On 28 June Christian Karlsen and the BBC Symphony Orchestra give the UK premiere of Anders Hillborg’s Dreaming River (1998) in a studio concert at Maida Vale, for later broadcast on BBC Radio 3’s New Music Show.

The title of the 22-minute piece underlines musical and metaphysical preoccupations fundamental to Hillborg’s work – molten, mobile melodic and textural figures, with varying levels of viscosity and fluidity, as well as a fantastical atmosphere that belongs to a transcendental realm of visions and hallucinations. An especially distinctive feature of the work is its use of two suonas – a traditional double-reeded instrument common in the folk music of northern China from the 3rd century onwards. Their astringent, intense sound is a little like that of an oboe, and in Dreaming River that are positioned antiphonally on each side of the orchestra, adding a wailing lament to the orchestral surface, whose animated activity ebbs and flows.

Dreaming River was commissioned and premiered by the Stockholm Royal Philharmonic Orchestra, conducted by Hillborg’s champion Esa-Pekka Salonen in 1999, who later recorded the work. It has received subsequent performances from the Göteborgs Symfoniker and Neeme Järvi in 2003, Hannu Lintu with both Tampere Filharmonia and the Finnish Radio Symphony Orchestra (2010 and 2011), and the Norrköping Symphony Orchestra with Baldur Brönnimann at the 2014 Hillborg festival in Stockholm.

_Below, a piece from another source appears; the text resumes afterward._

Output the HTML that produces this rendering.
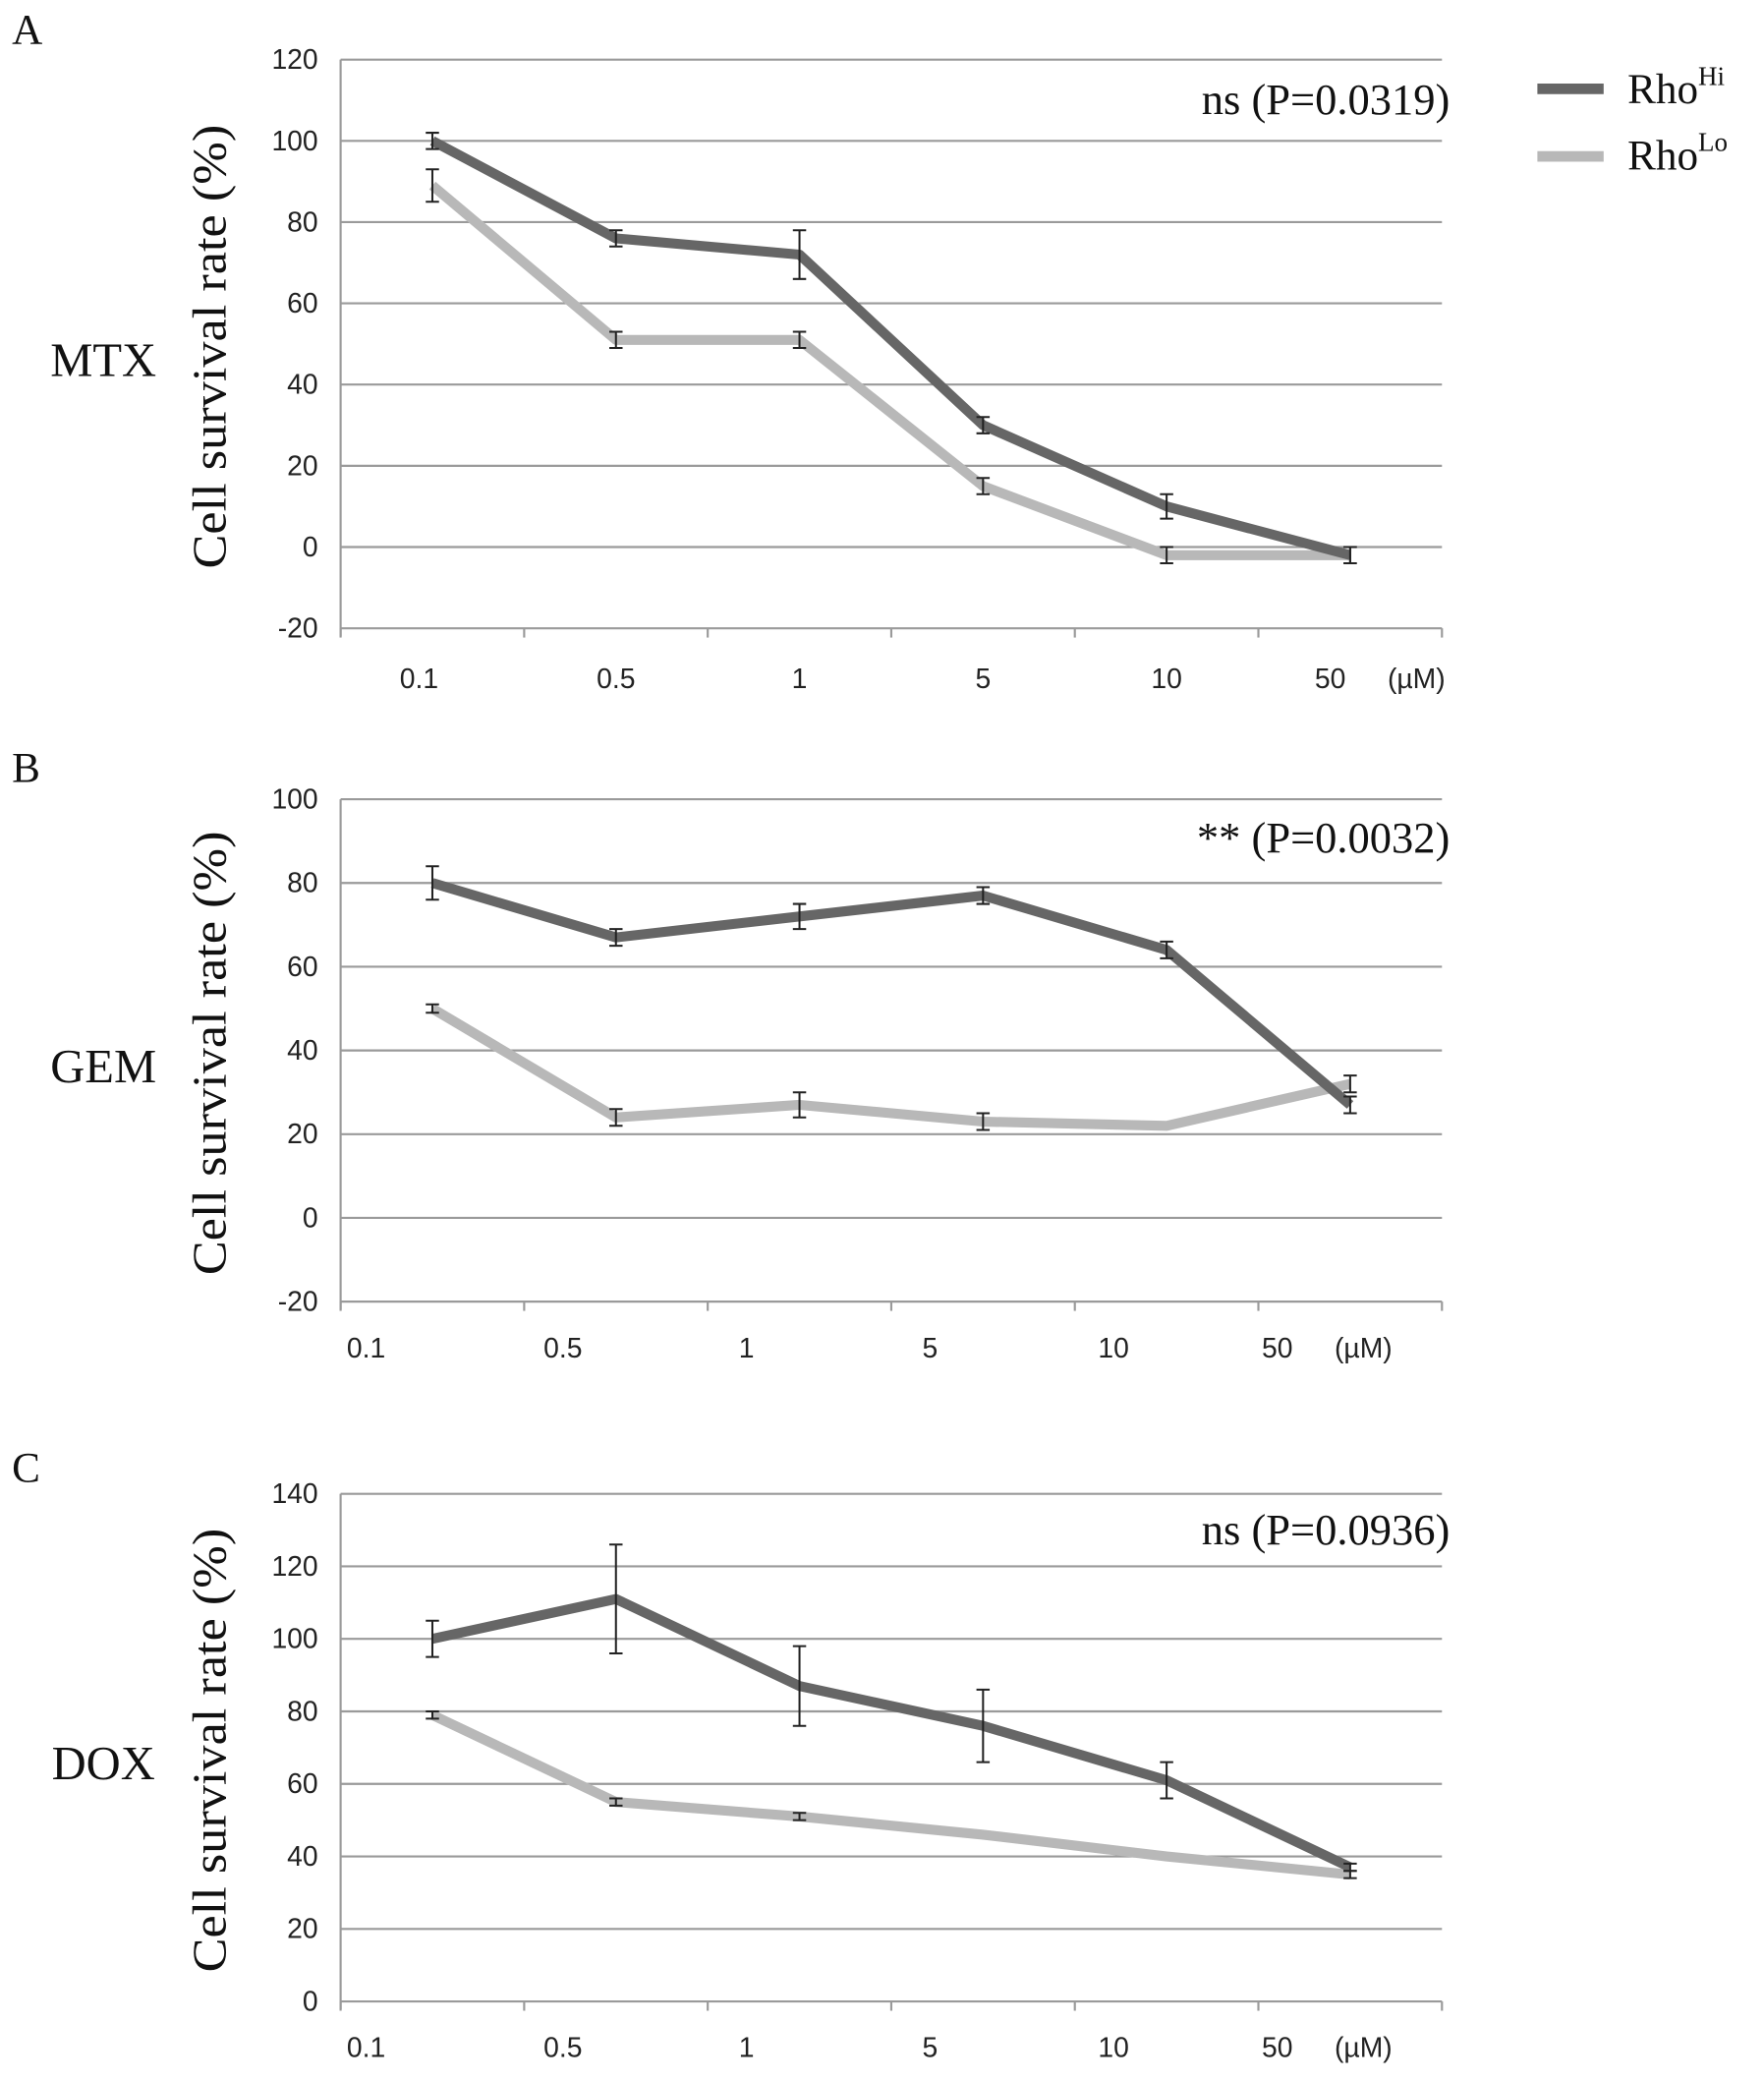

Karlsen has given numerous performances of Hillborg’s work over the last decade, including the world premiere of Scream Sing Whisper with Asko|Schönberg at the Muziekgebouw in 2015 and its Swedish premiere with Vasteras Musiksalskap in 2017. In 2021 he gave the world premiere of Hillborg’s Kongsgaard Variations for string orchestra with the Stavanger Symfoniorkester, as part of an all-Hillborg programme.

 

'Water and liquid forms are a recurring metaphor in Hillborg's music... In Dreaming River, two woodwinds are posted at the edge of the stage, honking on Chinese oboes like dying sea birds prior to a gentle breeze of strings...  It grows to a euphoric finale.‘

Svenska Dagbladet (Sofia Nyblom), 23 March 2007

 

'A ceaselessly intriguing stream of clear vision... The fascination with the sensual and festive, and the superb treatment of the orchestra – with new sounds woven together with an almost visual quality and richness of association, place the Hillborg in Strauss's vicinity.'

Dagens Nyheter (Thomas Anderberg), 8 November 1999

 

On 28 May Hillborg’s Cello Concerto (2020) was announced as one of the nominees for this year’s Nordic Council Music Prize. The 27-minute work is cast in one unbroken movement. It is characterised by the intimacy of its scoring - much of the piece is written for strings alone, with dazzling virtuosity eschewed in favour of long, yearning cantabile lines, giving the work a soulful and reflective quality. It was premiered by Nicolas Altstaedt and the Antwerp Symphony Orchestra, conducted by Fabien Gabel, and has been subsequently championed internationally by Amalie Stalheim. The prizewinner will be announced on 22 October.